A comparison from the perspective of the values in the Agile Manifesto provides some insight into the different approaches to ITSM:

  1. Individuals and interactions with processes and tools. ITIL is a winning framework that focuses on improving formal, standardized processes. However, it did not deal with the topic of people and their relationships until 2019, something which has clearly been detrimental in the eyes of the new generations.
  2. Product running on comprehensive documentation. In this case, due to the requirements associated with the sectors in which it traditionally operates, ITIL also opts for organized, detailed documentation (which in many cases becomes legally valid and must therefore meet specific requirements).

One of the reasons this framework was adopted by many companies is the ‘feeling of security’ it instilled in them.

  1. Collaboration with clients based on contractual relationships. For the first time, the new version talks about co-creation by the different players in the value chain, but SLAs are still part of the ITIL contract and are now the main objectives of and criteria for validating results and expectations.
  2. Response to changes based on plans. The essence of the fourth update is forecasting and hence planning. Planning has become the main argument against the application of ITIL in disruptive areas, where it is considered an obstacle to innovation.

The launch of ITIL v4 by Axelos

In November 2017, Axelos (the joint initiative between the British Government and Capita PLC, which claims to be the custodian of the Portfolio of ITSM Best Practices) announced it was preparing a new version of ITIL.

To this end it created a committee of more than two thousand “significant representatives,” who were supposed to gather information and discuss how to respond to the demands of both the ITSM Community and the market.

On 28 February 2019 Axelos launched the first Guide (Foundation) and the Transitional Certification Framework.

It introduces the Service Value System (SVS), depicted as a concentric, heat map-like diagram representing the importance of the elements along the value chain:

The 7 Guiding Principles

These principles are recommendations with a “universal and lasting” outlook that can be applied in any business circumstance:

At the heart of the Service Value System lie 6 non-sequential Key Activities, which form a flexible chain of operational resources to be provided to customers/users in their daily operations (which replace and break down the old 4-step Service Cycle):

Practices

The most striking change in v4 is the replacement of Processes with Practices, as a set of organizational resources designed for ad hoc implementation regardless of the technology that is used:

The 4 dimensions to Service Management

One of the words that is endlessly repeated throughout the guide is “holistic.” With this they hope to address the shortcomings ITIL has been accused of having in recent times; terms such as “integral,” “humanist,” “sustainable,” “consensual” or “horizontal” are mentioned for the first time…

With respect to IT service management, this vision must affect the description of 4 dimensions to be acted upon:

  1. Organizations and people: Corporate culture must support the goals of the organization at the training and qualification level.
  2. Information and technology: Encouraging all necessary knowledge for handling information, techniques, and technology.
  3. Partners and suppliers: Getting them involved in all phases of the SVS. “Providers” is replaced with “suppliers,” a subtle difference in English that underscores the higher degree of interaction.
  4. Value streams and processes: Coordination and integration of processes and areas in the organization, thereby creating ecosystems intended to deliver value.

Conclusions

Ever since it launched ITIL v4, Axelos has been posting explanatory pills on its blog about both the Practices and the Guiding Principles, which are hugely instructive for those who are new to this framework.

I personally find the portfolio of specific practices, eg those pertaining to areas neglected by other frameworks, such as cyber security and maintenance services, very useful.

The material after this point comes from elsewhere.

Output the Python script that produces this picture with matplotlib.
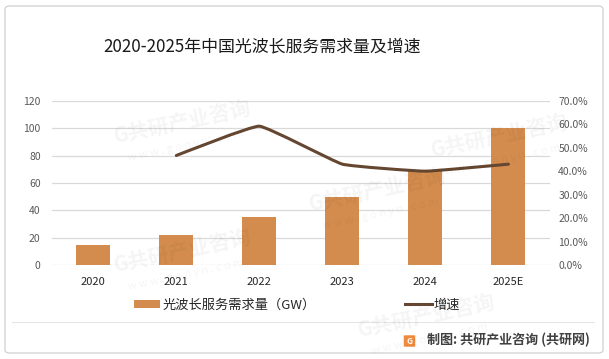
import matplotlib
matplotlib.use("Agg")
import matplotlib.pyplot as plt
from matplotlib.path import Path
from matplotlib.patches import PathPatch, Patch, FancyBboxPatch
from matplotlib.lines import Line2D
from matplotlib.ticker import FuncFormatter, MultipleLocator
import numpy as np

plt.rcParams['font.family'] = ['Noto Sans CJK SC', 'DejaVu Sans']

categories = ["2020", "2021", "2022", "2023", "2024", "2025E"]
demand = [14.6, 21.9, 35.0, 49.6, 68.7, 100]
growth = [None, 46.7, 59.2, 43.0, 40.0, 43.0]

title = "2020-2025年中国光波长服务需求量及增速"
bar_label = "光波长服务需求量（GW）"
line_label = "增速"
footer = "制图: 共研产业咨询 (共研网)"
wm_main = "共研产业咨询"
wm_sub = "w w w . g o n y n . c o m"

bar_color = "#D48C4E"
line_color = "#654630"
tick_color = "#595959"
grid_color = "#D9D9D9"

fig = plt.figure(figsize=(6.09, 3.59), dpi=100)

# faint watermarks (interior only)
wm_pos = [(0.30, 0.66), (0.62, 0.47), (0.30, 0.30), (0.82, 0.62), (0.70, 0.12)]
for wx, wy in wm_pos:
    fig.text(wx, wy, "G" + wm_main, fontsize=15, fontweight='bold', color="#000000",
             alpha=0.045, rotation=12, ha='center', va='center', zorder=10)
    fig.text(wx + 0.005, wy - 0.065, wm_sub, fontsize=8, color="#000000",
             alpha=0.045, rotation=12, ha='center', va='center', zorder=10)

ax = fig.add_axes([0.085, 0.262, 0.818, 0.457])
ax2 = ax.twinx()

x = np.arange(len(categories))
ax.bar(x, demand, width=0.41, color=bar_color, zorder=2)
ax.set_xlim(-0.5, len(categories) - 0.5)
ax.set_ylim(0, 120)
ax.yaxis.set_major_locator(MultipleLocator(20))
ax.set_xticks(x)
ax.set_xticklabels(categories)
ax.grid(axis='y', color=grid_color, linewidth=0.9, zorder=0)
ax.set_axisbelow(True)
for s in ax.spines.values():
    s.set_visible(False)
for s in ax2.spines.values():
    s.set_visible(False)
ax.tick_params(axis='both', length=0, colors=tick_color, labelsize=7.5)
ax.tick_params(axis='x', pad=9, labelcolor="#262626", labelsize=8)
ax.tick_params(axis='y', pad=8)

ax2.set_ylim(0, 70)
ax2.yaxis.set_major_locator(MultipleLocator(10))
ax2.yaxis.set_major_formatter(FuncFormatter(lambda v, p: f"{v:.1f}%"))
ax2.tick_params(axis='y', length=0, colors=tick_color, labelsize=7.5, pad=6)

# lightly smoothed line through growth points
pts = np.array([(xi, g) for xi, g in zip(x, growth) if g is not None], dtype=float)
verts = [tuple(pts[0])]
codes = [Path.MOVETO]
n = len(pts)
k = 1 / 20.0
for i in range(n - 1):
    p0 = pts[i - 1] if i > 0 else pts[i]
    p1 = pts[i]
    p2 = pts[i + 1]
    p3 = pts[i + 2] if i + 2 < n else pts[i + 1]
    c1 = p1 + (p2 - p0) * k
    c2 = p2 - (p3 - p1) * k
    verts += [tuple(c1), tuple(c2), tuple(p2)]
    codes += [Path.CURVE4] * 3
ax2.add_patch(PathPatch(Path(verts, codes), facecolor='none', edgecolor=line_color,
                        linewidth=2.2, capstyle='round', joinstyle='round', zorder=3))

fig.text(0.43, 0.872, title, ha='center', va='center', fontsize=12.2,
         color="#1a1a1a", fontweight='light')

handles = [Patch(facecolor=bar_color, edgecolor='none'),
           Line2D([0], [0], color=line_color, linewidth=2.2)]
leg = fig.legend(handles, [bar_label, line_label], ncol=2, loc='center',
                 bbox_to_anchor=(0.488, 0.15), frameon=False, fontsize=9.5,
                 columnspacing=6.8, handlelength=2.0, handleheight=0.5,
                 handletextpad=0.15)
for t in leg.get_texts():
    t.set_color("#262626")

# separator and footer
fig.add_artist(Line2D([0.02, 0.975], [1 - 322 / 359, 1 - 322 / 359], color="#E6E6E6", linewidth=0.8))
fig.add_artist(FancyBboxPatch((405 / 609, 1 - 346 / 359), 9 / 609, 10 / 359,
                              boxstyle="round,pad=0.002", facecolor="#F08A3C", edgecolor='none'))
fig.text(409.5 / 609, 1 - 341 / 359, "G", ha='center', va='center', fontsize=6,
         color='white', fontweight='bold')
fig.text(427 / 609, 1 - 340 / 359, footer, ha='left', va='center', fontsize=9.4,
         color="#404040", fontweight='bold')

# outer border
fig.add_artist(FancyBboxPatch((5 / 609, 6 / 359), 598 / 609, 347 / 359,
                              boxstyle="round,pad=0,rounding_size=0.008",
                              facecolor='none', edgecolor="#D0D0D0", linewidth=0.9))

fig.savefig("out.png", dpi=100)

I also think the DevOps section and the Swarming or Workaround techniques provide good insights.

On the other hand, I think the guide could have benefited from a more detailed approach to the relations between areas and people and a greater focus on general management practices supporting fast decision making, a typical scourge for ITIL practitioners.

In any case, I think the idea of providing several approaches for different environments is a brave representation of the business reality where, for different reasons and regardless of trends, more disruptive systems or frameworks cannot be applied.

This new release of ITIL does not discover anything new or innovate, and questions about whether it will deal with red-hot issues of ITSM – some of which are mentioned in the Introduction to the new manual, like Blockchain, Container Integration, Microservices, Multicloud, ML – or at least solve some ordinary internal problems (atomic watermelon indicators, bimodal visions…) are already being asked.

We are waiting for the deployment of the rest of the certifications and their content before delving into these topics in more detail. They might put ITIL at the forefront of service management frameworks in terms of number of practitioners and help to modernize – by dragging – many public administrations around the world. This alone would be a huge achievement.